In the photo Gene is squatting down in the snow between the boys, with one arm around Chips’ waist, and the other draped over the baby carrier hood. His head is tilted to the side and he is smiling sweetly, a little proudly. While looking at the picture the other day, it occurred to me that the expression on his face is kind of introductory. It’s as if I took the shot while he was introducing the boys to someone off-camera, although there were only the four of us that bitter March day, I think in the entire cemetery. He was smiling at me and at the camera, but his heart and mind were a million miles away. He was communing with his dead parents. It’s a sad and sacred photograph.

I didn’t choose it for Liam’s first year video montage, though. I passed on both of the cemetery pictures.

And I realized something else the other day, while looking at those photographs.
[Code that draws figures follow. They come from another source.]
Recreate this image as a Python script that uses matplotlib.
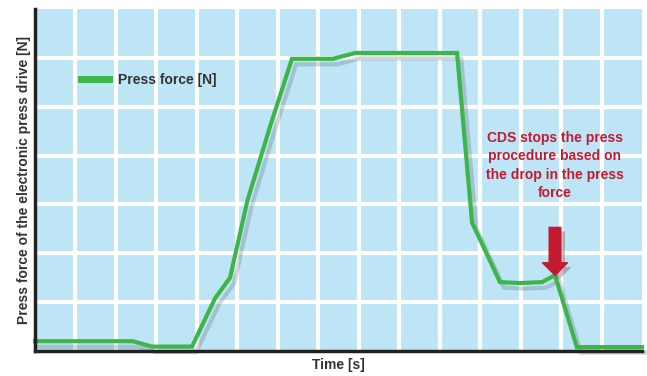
import matplotlib.pyplot as plt
import matplotlib.patheffects as pe

# press force curve, x in grid cells (time), y in grid cells (force)
time_s = [0.0, 2.42, 2.89, 3.88, 4.45, 4.82, 5.25, 5.83, 6.35, 7.36, 7.91,
          10.43, 10.80, 11.49, 11.98, 12.53, 12.85, 13.39, 15.0]
force_n = [0.2, 0.2, 0.09, 0.09, 1.08, 1.5, 3.08, 4.65, 5.98, 5.98, 6.1,
           6.1, 2.63, 1.41, 1.39, 1.41, 1.55, 0.08, 0.08]

stop_x = 12.85
stop_y = 1.55
note = "CDS stops the press\nprocedure based on\nthe drop in the press\nforce"

green = '#3db54a'
red = '#c41a30'
blue = '#bee5f6'
dark = '#333333'
fonts = ['Liberation Sans', 'DejaVu Sans']

fig = plt.figure(figsize=(6.47, 3.76), dpi=100)
ax = fig.add_axes([35 / 647, 25 / 376, 607 / 647, 342 / 376])
ax.set_facecolor(blue)
ax.set_xlim(0, 15)
ax.set_ylim(0, 7)
ax.set_xticks(range(1, 15))
ax.set_yticks(range(1, 7))
ax.grid(True, color='white', linewidth=3)
ax.tick_params(length=0, labelbottom=False, labelleft=False)
for s in ['top', 'right']:
    ax.spines[s].set_visible(False)
for s in ['left', 'bottom']:
    ax.spines[s].set_linewidth(2.5)
    ax.spines[s].set_color('#222222')

shadow = [pe.SimpleLineShadow(offset=(3, -4), shadow_color='#4a5a66', alpha=0.25), pe.Normal()]
ax.plot(time_s, force_n, color=green, linewidth=3, solid_joinstyle='miter',
        label='Press force [N]', path_effects=shadow, clip_on=False)

# red arrow pointing at the stop point
ax.annotate('', xy=(stop_x, stop_y), xytext=(stop_x, stop_y + 0.98),
            arrowprops=dict(arrowstyle='simple,head_length=0.45,head_width=0.9,tail_width=0.42',
                            mutation_scale=20, color=red, shrinkA=0, shrinkB=0,
                            path_effects=[pe.SimplePatchShadow(offset=(3, -3), alpha=0.25),
                                          pe.Normal()]))

ax.text(stop_x, 3.8, note, color=red, fontsize=10, fontweight='bold',
        family=fonts, ha='center', va='center', linespacing=1.4)

leg = ax.legend(loc='upper left', bbox_to_anchor=(0.055, 0.85), frameon=False,
                handlelength=2.0, handletextpad=0.7,
                prop={'family': fonts, 'weight': 'bold', 'size': 10})
for t in leg.get_texts():
    t.set_color(dark)
for h in leg.get_lines():
    h.set_linewidth(5)
    h.set_path_effects([])

ax.set_xlabel('Time [s]', fontsize=10, fontweight='bold', color=dark,
              family=fonts, labelpad=5)
ax.set_ylabel('Press force of the electronic press drive [N]', fontsize=10,
              fontweight='bold', color=dark, family=fonts, labelpad=3)

fig.savefig('out.png', dpi=100)
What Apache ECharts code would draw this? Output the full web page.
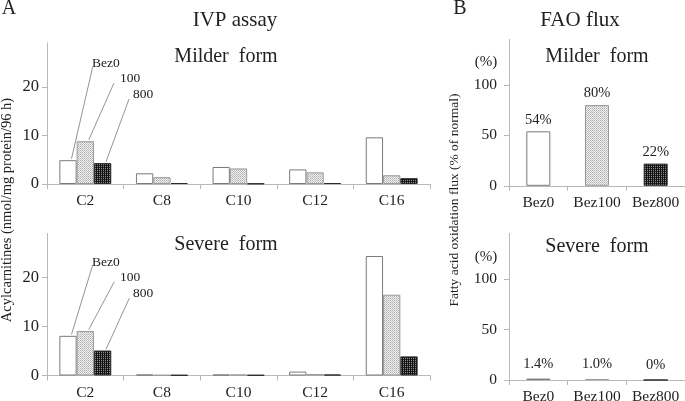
<!DOCTYPE html>
<html><head><meta charset="utf-8">
<script src="https://cdn.jsdelivr.net/npm/echarts@6/dist/echarts.min.js"></script>
<style>html,body{margin:0;padding:0;background:#fff}#c{width:685px;height:401px}</style>
</head><body><div id="c"></div>
<script>
// ---- data ----
const categoriesA = ['C2', 'C8', 'C10', 'C12', 'C16'];
const milderBez0 = [4.9, 2.2, 3.5, 3.0, 9.6];
const milder100 = [8.8, 1.4, 3.2, 2.4, 1.8];
const milder800 = [4.3, 0.2, 0.1, 0.2, 1.2];
const severeBez0 = [8.1, 0.2, 0.2, 0.8, 24.4];
const severe100 = [9.1, 0.1, 0.2, 0.3, 16.5];
const severe800 = [5.1, 0.1, 0.1, 0.2, 3.9];
const categoriesB = ['Bez0', 'Bez100', 'Bez800'];
const faoMilder = [54, 80, 22];
const faoSevere = [1.4, 1.0, 0];
const faoMilderLabels = ['54%', '80%', '22%'];
const faoSevereLabels = ['1.4%', '1.0%', '0%'];
const yTicksA = [0, 10, 20];
const yTicksB = [0, 50, 100];
const seriesNamesA = ['Bez0', '100', '800'];

// ---- patterns ----
function makePattern(cells) {
  const c = document.createElement('canvas');
  c.width = 2; c.height = 2;
  const ctx = c.getContext('2d');
  cells.forEach((col, i) => { ctx.fillStyle = col; ctx.fillRect(i % 2, Math.floor(i / 2), 1, 1); });
  return { image: c, repeat: 'repeat' };
}
const fills = ['#ffffff',
  makePattern(['#b0b0b0', '#f0f0f0', '#f0f0f0', '#c4c4c4']),
  makePattern(['#111111', '#8a8a8a', '#111111', '#262626'])];
const borders = ['#7a7a7a', '#9a9a9a', '#2a2a2a'];

const FONT = 'Liberation Serif';
const TXT = '#222';
const AX = '#b8b8b8';

const grids = [
  { left: 47, top: 43, width: 383, height: 141 },
  { left: 47, top: 233.5, width: 383, height: 142 },
  { left: 509, top: 39.5, width: 176, height: 146.3 },
  { left: 509, top: 233.5, width: 176, height: 146.5 }
].map(g => Object.assign({ containLabel: false, outerBoundsMode: 'none' }, g));

function xAxis(gi, cats) {
  return {
    type: 'category', gridIndex: gi, data: cats,
    axisLine: { lineStyle: { color: AX, width: 1 } },
    axisTick: { show: true, length: 5, lineStyle: { color: AX } },
    axisLabel: { fontFamily: FONT, fontSize: 15.5, color: TXT, margin: 9, interval: 0, hideOverlap: false }
  };
}
function yAxis(gi, max, ticks, fs, margin) {
  return {
    type: 'value', gridIndex: gi, min: 0, max: max,
    splitLine: { show: false },
    axisLine: { show: true, lineStyle: { color: AX, width: 1 } },
    axisTick: { show: true, length: 5, lineStyle: { color: AX }, customValues: ticks },
    axisLabel: { fontFamily: FONT, fontSize: fs, color: TXT, margin: margin, customValues: ticks }
  };
}

const seriesA = [];
[[milderBez0, milder100, milder800], [severeBez0, severe100, severe800]].forEach((set, gi) => {
  set.forEach((vals, k) => {
    seriesA.push({
      type: 'bar', name: seriesNamesA[k], xAxisIndex: gi, yAxisIndex: gi,
      data: vals, barWidth: 17.3, barGap: '0%',
      itemStyle: { color: fills[k], borderColor: borders[k], borderWidth: 1 },
      animation: false
    });
  });
});

function faoSeries(gi, vals, labels, dist) {
  return {
    type: 'bar', xAxisIndex: gi, yAxisIndex: gi, barWidth: 24, animation: false,
    data: vals.map((v, i) => ({ value: v, itemStyle: { color: fills[i], borderColor: borders[i], borderWidth: 1 } })),
    label: {
      show: true, position: 'top', distance: dist, fontFamily: FONT, fontSize: 14.5, color: TXT,
      formatter: p => labels[p.dataIndex]
    }
  };
}

const chart = echarts.init(document.getElementById('c'), null, { renderer: 'canvas' });
chart.setOption({
  animation: false,
  backgroundColor: '#fff',
  grid: grids,
  xAxis: [xAxis(0, categoriesA), xAxis(1, categoriesA), xAxis(2, categoriesB), xAxis(3, categoriesB)],
  yAxis: [yAxis(0, 29, yTicksA, 16.5, 8), yAxis(1, 29, yTicksA, 16.5, 8), yAxis(2, 145, yTicksB, 15.5, 12), yAxis(3, 145, yTicksB, 15.5, 12)],
  series: seriesA.concat([faoSeries(2, faoMilder, faoMilderLabels, 4), faoSeries(3, faoSevere, faoSevereLabels, 7)])
});

// ---- text & annotations ----
function txt(x, y, s, size, align, extra) {
  return Object.assign({
    type: 'text', x: x, y: y, silent: true,
    style: { text: s, fontFamily: FONT, fontSize: size, fill: TXT, align: align || 'center', verticalAlign: 'middle' }
  }, extra || {});
}
const g = [
  txt(9, 9, 'A', 20, 'center'),
  txt(235, 20, 'IVP assay', 21),
  txt(226, 57, 'Milder  form', 20),
  txt(226, 245, 'Severe  form', 20),
  txt(460, 9, 'B', 20, 'center'),
  txt(580, 20, 'FAO flux', 21),
  txt(597, 57, 'Milder  form', 20),
  txt(597, 247, 'Severe  form', 20),
  txt(486, 62, '(%)', 15),
  txt(486, 257, '(%)', 15),
  txt(7, 210, 'Acylcarnitines (nmol/mg protein/96 h)', 14.5, 'center', { rotation: Math.PI / 2 }),
  txt(454, 200, 'Fatty acid oxidation flux (% of normal)', 13.5, 'center', { rotation: Math.PI / 2 })
];
// leader annotations for C2 group
const annot = [
  { gi: 0, sets: [milderBez0, milder100, milder800], textY: [63, 78, 94], textX: [92, 120, 133], upper: [[92.7, 67], [114, 83], [129, 99]] },
  { gi: 1, sets: [severeBez0, severe100, severe800], textY: [262, 277, 293], textX: [92, 120, 133], upper: [[92.7, 265], [114.3, 281.7], [129.3, 298.3]] }
];
const offs = [-17.3, 0, 17.3];
annot.forEach(a => {
  a.sets.forEach((vals, k) => {
    const p = chart.convertToPixel({ gridIndex: a.gi }, [0, vals[0]]);
    g.push({
      type: 'line', silent: true,
      shape: { x1: p[0] + offs[k] + 3.5, y1: p[1] - 1.5, x2: a.upper[k][0], y2: a.upper[k][1] },
      style: { stroke: '#777', lineWidth: 0.8 }
    });
    g.push(txt(a.textX[k], a.textY[k], seriesNamesA[k], 13.5, 'left'));
  });
});
chart.setOption({ graphic: g });
</script></body></html>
Gene is a documentarian. He is taking photographs for the future. I’d never really thought about it before. In my typical careless, impatient way, I’d thought of pictures mostly in terms of the here and now. You take pictures on vacation so that you can come back home and show your friends. See, this is where I went. Look how much fun I had. Then you toss them into boxes and pack them away and forget all about them. That’s why in the past I fretted over Gene’s picture taking. I asked him to stop taking so many photographs. They seemed inconsequential to me. I wondered what we were going to do with all those pictures he insisted on taking. I worried about who would have to get rid of them all, once we were gone.

While sitting at my dining room table, looking at the black and whites of the cemetery from last year, I also thought of the old family photos Galina had given to me before she passed away. She’d neatly written on the backs of each photograph, in both Russian and English, identifying the year of the photo, and the names of the old relatives, and in some cases, the places they were taken – Moscow, or Odessa, for instance. There were pictures of grandfathers and great grandfathers with bald heads and impressive beards. Another of a great aunt and uncle standing stiffly in front of a dacha in a birch forest in the early 1900’s, which reminded me of an Ingmar Bergman film. Galina as a girl in the 1950’s, smiling, with a kerchief on her head, vacationing on the Black Sea.

And there were several cemetery shots. People standing in front of tall, imposing headstones and gated family plots, in all kinds of weather, staring solemnly, almost tragically, into the camera.


2 comments:

Anonymous said...

I love this piece. Honest and precise and brave.

Detail Muse said...

Beautiful, I'm so glad to have read this. It inspires me toward photography. And toward writing! ... that's documentary too.